Faster-RCNN input data in training mode

Hello there. Can anyone help me to understand docs link.
documentation says:

The input to the model is expected to be a list of tensors, each of shape [C, H, W], one for each
image, and should be in 0-1 range. Different images can have different sizes.
The behavior of the model changes depending if it is in training or evaluation mode.
During training, the model expects both the input tensors, as well as a targets (list of dictionary),
- boxes (FloatTensor[N, 4]): the ground-truth boxes in [x1, y1, x2, y2] format, with values
between 0 and H and 0 and W
- labels (Int64Tensor[N]): the class label for each ground-truth box

Unfortunately, I still don’t understand the input format :smile: Based on documentation, class expect:

# list of tensor 
images = [tensor([C,H,W]), tensor([C,H,W]), tensor([C,H,W])]

# list of dictionary
targets = [{'boxes': tensor([1,4]), 'labels': tensor([1])}, 
 'boxes': tensor([1,4]), 'labels': tensor([1])},
 'boxes': tensor([1,4]), 'labels': tensor([1])}]

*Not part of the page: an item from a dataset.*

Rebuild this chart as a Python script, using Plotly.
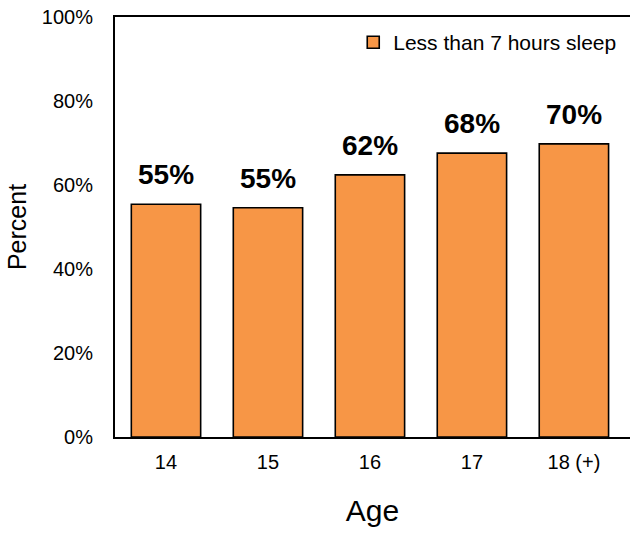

And if we have more bounding boxes for each images then boxes will be tensor([N_boxes, 4]) and label tensor([N]), I’m right?

And one more question about __getitem__ . I don’t know how to return a list of dictionary in this format…
I do

targets = [{'boxes': bbox, 'labels': label}]
return img, targets

and this is wrong, I suppose…
i.e. I have only one bounding box and label for each image and I get shapes (where 8 is batch size):

# shape of images
torch.Size([8, 3, 224, 224])
# shape of targets
[{'boxes': torch.Size([8, 1, 4]),
 'labels': torch.Size([8])}]

Thanks for your attention

1 Like

I solved problems

  1. Yes, class expect a list of dictionary
  2. __getitem__ is correct, the problem was in DataLoader and batches which he returned


def collate(batch):
    return tuple(zip(*batch))

dataloader = DataLoader(dataset, batch_size=5, collate_fn=collate)

And I get list of dictionary

1 Like

Thank you so much!. I had stuck in this part.